§ **WRITTEN TASK**
Pictures do not belong in your copy. Repeat all the other data exactly.

§ **RECORDED DATA**
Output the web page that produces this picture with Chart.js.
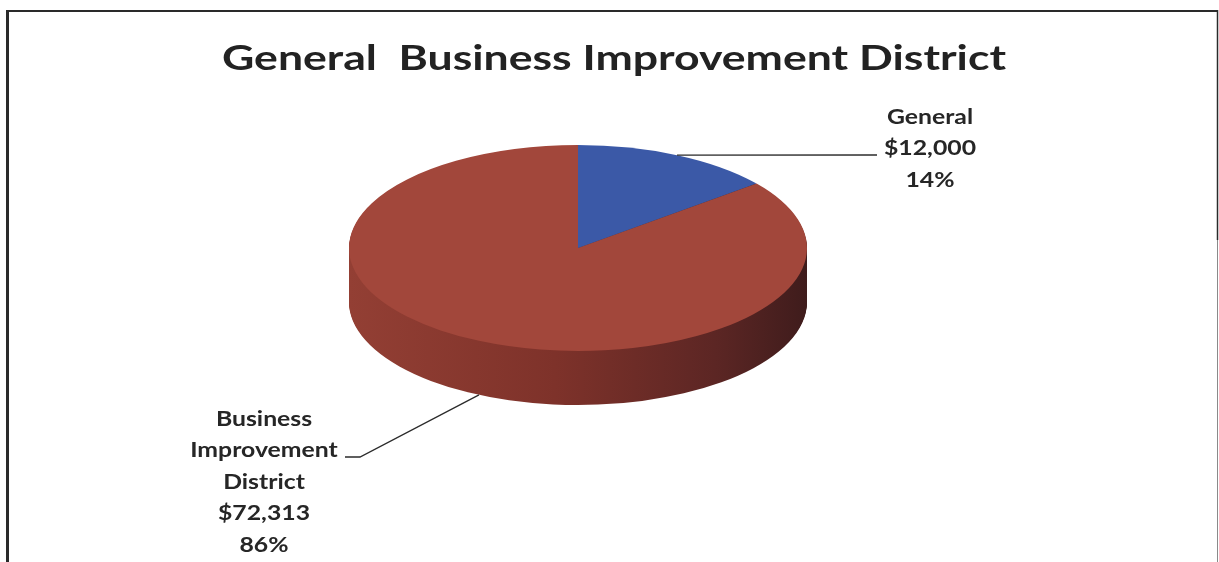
<!DOCTYPE html>
<html>
<head>
<meta charset="utf-8">
<title>General Business Improvement District</title>
<script src="https://cdn.jsdelivr.net/npm/chart.js@4.4.1/dist/chart.umd.min.js"></script>
<style>
    html, body { margin: 0; padding: 0; background: #fff; }
    #wrap { position: relative; width: 1219px; height: 562px; }
    canvas { display: block; }
</style>
</head>
<body>
<div id="wrap"><canvas id="fundPie" width="1219" height="562"></canvas></div>
<script>
// Revenue split
const categories = ['General', 'Business Improvement District'];
const amounts = [12000, 72313];
const labelLines = [['General'], ['Business', 'Improvement', 'District']];
const chartTitle = 'General  Business Improvement District';

// Slice colours: top face, then the side wall (left -> right shading)
const topColors = ['#3b59a7', '#a2473b'];
const sideStops = [
    [[0, '#2f4a8c'], [0.5, '#263d74'], [1, '#182748']],
    [[0, '#933f34'], [0.45, '#7e322a'], [0.8, '#5c2624'], [1, '#3f1c1c']]
];

// Where the tilted pie sits on the page
const PIE = { x: 578, y: 248, rx: 229, ry: 103, depth: 54 };
const TITLE = { x: 614, y: 59, width: 784, font: 'bold 35px Lato' };
const LABEL_FONT = 'bold 21px Lato';
const LABEL_STRETCH = 1.18;
const LINE_H = 31.5;
const labelSpots = [
    { x: 930, y: 117, path: [[877, 155]] },
    { x: 264, y: 419, path: [[360, 457], [345, 457]] }
];

const total = amounts.reduce((a, b) => a + b, 0);

// map the flat circle chart.js lays out onto the tilted ellipse
function tiltTo(ctx, arc, dy) {
    const r = arc.outerRadius;
    ctx.translate(PIE.x, PIE.y + dy);
    ctx.scale(PIE.rx / r, PIE.ry / r);
    ctx.translate(-arc.x, -arc.y);
}

// centred text, widened horizontally by sx
function wideText(ctx, text, x, y, sx) {
    ctx.save();
    ctx.translate(x, y);
    ctx.scale(sx, 1);
    ctx.fillText(text, 0, 0);
    ctx.restore();
}

const framePlugin = {
    id: 'frame',
    beforeDraw(chart) {
        const ctx = chart.ctx;
        ctx.save();
        ctx.strokeStyle = '#2a2a2a';
        ctx.lineWidth = 2;
        ctx.beginPath();
        ctx.moveTo(6, 11); ctx.lineTo(1218, 11);
        ctx.stroke();
        ctx.lineWidth = 3;
        ctx.beginPath();
        ctx.moveTo(7.5, 10); ctx.lineTo(7.5, 562);
        ctx.stroke();
        ctx.lineWidth = 1.5;
        ctx.beginPath();
        ctx.moveTo(1217.5, 10); ctx.lineTo(1217.5, 240);
        ctx.stroke();
        ctx.strokeStyle = '#8a8a8a';
        ctx.lineWidth = 1;
        ctx.beginPath();
        ctx.moveTo(1217.5, 240); ctx.lineTo(1217.5, 562);
        ctx.stroke();
        ctx.restore();
    }
};

const tiltPlugin = {
    id: 'tilt',
    // side wall: the slices stacked downwards, the top face covers all but the rim
    beforeDatasetsDraw(chart) {
        const ctx = chart.ctx;
        const arcs = chart.getDatasetMeta(0).data;
        for (let d = PIE.depth; d > 0; d--) {
            arcs.forEach((arc, i) => {
                const { x, y, startAngle, endAngle, outerRadius } = arc;
                ctx.save();
                tiltTo(ctx, arc, d);
                const g = ctx.createLinearGradient(x - outerRadius, 0, x + outerRadius, 0);
                sideStops[i].forEach(s => g.addColorStop(s[0], s[1]));
                ctx.fillStyle = g;
                ctx.beginPath();
                ctx.moveTo(x, y);
                ctx.arc(x, y, outerRadius, startAngle, endAngle);
                ctx.closePath();
                ctx.fill();
                ctx.restore();
            });
        }
    },
    beforeDatasetDraw(chart, args) {
        const arc = args.meta.data[0];
        chart.ctx.save();
        tiltTo(chart.ctx, arc, 0);
    },
    afterDatasetDraw(chart) {
        chart.ctx.restore();
    },
    // title, then callouts with leader lines
    afterDraw(chart) {
        const ctx = chart.ctx;
        const arcs = chart.getDatasetMeta(0).data;
        ctx.save();
        ctx.fillStyle = '#222';
        ctx.textAlign = 'center';
        ctx.textBaseline = 'middle';
        ctx.font = TITLE.font;
        wideText(ctx, chartTitle, TITLE.x, TITLE.y, TITLE.width / ctx.measureText(chartTitle).width);

        arcs.forEach((arc, i) => {
            const mid = (arc.startAngle + arc.endAngle) / 2;
            const px = PIE.x + PIE.rx * Math.cos(mid);
            let py = PIE.y + PIE.ry * Math.sin(mid);
            if (Math.sin(mid) > 0) py += PIE.depth;
            const spot = labelSpots[i];

            ctx.strokeStyle = '#2b2b2b';
            ctx.lineWidth = 1.3;
            ctx.beginPath();
            ctx.moveTo(px, py);
            spot.path.forEach(p => ctx.lineTo(p[0], p[1]));
            ctx.stroke();

            const lines = labelLines[i].concat([
                '$' + amounts[i].toLocaleString('en-US'),
                Math.round(amounts[i] / total * 100) + '%'
            ]);
            ctx.fillStyle = '#262626';
            ctx.font = LABEL_FONT;
            lines.forEach((t, k) => wideText(ctx, t, spot.x, spot.y + k * LINE_H, LABEL_STRETCH));
        });
        ctx.restore();
    }
};

const ctx = document.getElementById('fundPie').getContext('2d');
new Chart(ctx, {
    type: 'pie',
    data: {
        labels: categories,
        datasets: [{
            data: amounts,
            backgroundColor: topColors,
            borderWidth: 0,
            hoverOffset: 0,
            clip: false
        }]
    },
    options: {
        responsive: false,
        animation: false,
        events: [],
        layout: { padding: { top: 90 } },
        plugins: {
            legend: { display: false },
            tooltip: { enabled: false },
            title: { display: false }
        }
    },
    plugins: [framePlugin, tiltPlugin]
});
</script>
</body>
</html>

§ **RESULT**
Output the web page that produces this picture with Chart.js.
<!DOCTYPE html>
<html>
<head>
<meta charset="utf-8">
<title>General Business Improvement District</title>
<script src="https://cdn.jsdelivr.net/npm/chart.js@4.4.1/dist/chart.umd.min.js"></script>
<style>
    html, body { margin: 0; padding: 0; background: #fff; }
    #wrap { position: relative; width: 1219px; height: 562px; }
    canvas { display: block; }
</style>
</head>
<body>
<div id="wrap"><canvas id="fundPie" width="1219" height="562"></canvas></div>
<script>
// Revenue split
const categories = ['General', 'Business Improvement District'];
const amounts = [12000, 72313];
const labelLines = [['General'], ['Business', 'Improvement', 'District']];
const chartTitle = 'General  Business Improvement District';

// Slice colours: top face, then the side wall (left -> right shading)
const topColors = ['#3b59a7', '#a2473b'];
const sideStops = [
    [[0, '#2f4a8c'], [0.5, '#263d74'], [1, '#182748']],
    [[0, '#933f34'], [0.45, '#7e322a'], [0.8, '#5c2624'], [1, '#3f1c1c']]
];

// Where the tilted pie sits on the page
const PIE = { x: 578, y: 248, rx: 229, ry: 103, depth: 54 };
const TITLE = { x: 614, y: 59, width: 784, font: 'bold 35px Lato' };
const LABEL_FONT = 'bold 21px Lato';
const LABEL_STRETCH = 1.18;
const LINE_H = 31.5;
const labelSpots = [
    { x: 930, y: 117, path: [[877, 155]] },
    { x: 264, y: 419, path: [[360, 457], [345, 457]] }
];

const total = amounts.reduce((a, b) => a + b, 0);

// map the flat circle chart.js lays out onto the tilted ellipse
function tiltTo(ctx, arc, dy) {
    const r = arc.outerRadius;
    ctx.translate(PIE.x, PIE.y + dy);
    ctx.scale(PIE.rx / r, PIE.ry / r);
    ctx.translate(-arc.x, -arc.y);
}

// centred text, widened horizontally by sx
function wideText(ctx, text, x, y, sx) {
    ctx.save();
    ctx.translate(x, y);
    ctx.scale(sx, 1);
    ctx.fillText(text, 0, 0);
    ctx.restore();
}

const framePlugin = {
    id: 'frame',
    beforeDraw(chart) {
        const ctx = chart.ctx;
        ctx.save();
        ctx.strokeStyle = '#2a2a2a';
        ctx.lineWidth = 2;
        ctx.beginPath();
        ctx.moveTo(6, 11); ctx.lineTo(1218, 11);
        ctx.stroke();
        ctx.lineWidth = 3;
        ctx.beginPath();
        ctx.moveTo(7.5, 10); ctx.lineTo(7.5, 562);
        ctx.stroke();
        ctx.lineWidth = 1.5;
        ctx.beginPath();
        ctx.moveTo(1217.5, 10); ctx.lineTo(1217.5, 240);
        ctx.stroke();
        ctx.strokeStyle = '#8a8a8a';
        ctx.lineWidth = 1;
        ctx.beginPath();
        ctx.moveTo(1217.5, 240); ctx.lineTo(1217.5, 562);
        ctx.stroke();
        ctx.restore();
    }
};

const tiltPlugin = {
    id: 'tilt',
    // side wall: the slices stacked downwards, the top face covers all but the rim
    beforeDatasetsDraw(chart) {
        const ctx = chart.ctx;
        const arcs = chart.getDatasetMeta(0).data;
        for (let d = PIE.depth; d > 0; d--) {
            arcs.forEach((arc, i) => {
                const { x, y, startAngle, endAngle, outerRadius } = arc;
                ctx.save();
                tiltTo(ctx, arc, d);
                const g = ctx.createLinearGradient(x - outerRadius, 0, x + outerRadius, 0);
                sideStops[i].forEach(s => g.addColorStop(s[0], s[1]));
                ctx.fillStyle = g;
                ctx.beginPath();
                ctx.moveTo(x, y);
                ctx.arc(x, y, outerRadius, startAngle, endAngle);
                ctx.closePath();
                ctx.fill();
                ctx.restore();
            });
        }
    },
    beforeDatasetDraw(chart, args) {
        const arc = args.meta.data[0];
        chart.ctx.save();
        tiltTo(chart.ctx, arc, 0);
    },
    afterDatasetDraw(chart) {
        chart.ctx.restore();
    },
    // title, then callouts with leader lines
    afterDraw(chart) {
        const ctx = chart.ctx;
        const arcs = chart.getDatasetMeta(0).data;
        ctx.save();
        ctx.fillStyle = '#222';
        ctx.textAlign = 'center';
        ctx.textBaseline = 'middle';
        ctx.font = TITLE.font;
        wideText(ctx, chartTitle, TITLE.x, TITLE.y, TITLE.width / ctx.measureText(chartTitle).width);

        arcs.forEach((arc, i) => {
            const mid = (arc.startAngle + arc.endAngle) / 2;
            const px = PIE.x + PIE.rx * Math.cos(mid);
            let py = PIE.y + PIE.ry * Math.sin(mid);
            if (Math.sin(mid) > 0) py += PIE.depth;
            const spot = labelSpots[i];

            ctx.strokeStyle = '#2b2b2b';
            ctx.lineWidth = 1.3;
            ctx.beginPath();
            ctx.moveTo(px, py);
            spot.path.forEach(p => ctx.lineTo(p[0], p[1]));
            ctx.stroke();

            const lines = labelLines[i].concat([
                '$' + amounts[i].toLocaleString('en-US'),
                Math.round(amounts[i] / total * 100) + '%'
            ]);
            ctx.fillStyle = '#262626';
            ctx.font = LABEL_FONT;
            lines.forEach((t, k) => wideText(ctx, t, spot.x, spot.y + k * LINE_H, LABEL_STRETCH));
        });
        ctx.restore();
    }
};

const ctx = document.getElementById('fundPie').getContext('2d');
new Chart(ctx, {
    type: 'pie',
    data: {
        labels: categories,
        datasets: [{
            data: amounts,
            backgroundColor: topColors,
            borderWidth: 0,
            hoverOffset: 0,
            clip: false
        }]
    },
    options: {
        responsive: false,
        animation: false,
        events: [],
        layout: { padding: { top: 90 } },
        plugins: {
            legend: { display: false },
            tooltip: { enabled: false },
            title: { display: false }
        }
    },
    plugins: [framePlugin, tiltPlugin]
});
</script>
</body>
</html>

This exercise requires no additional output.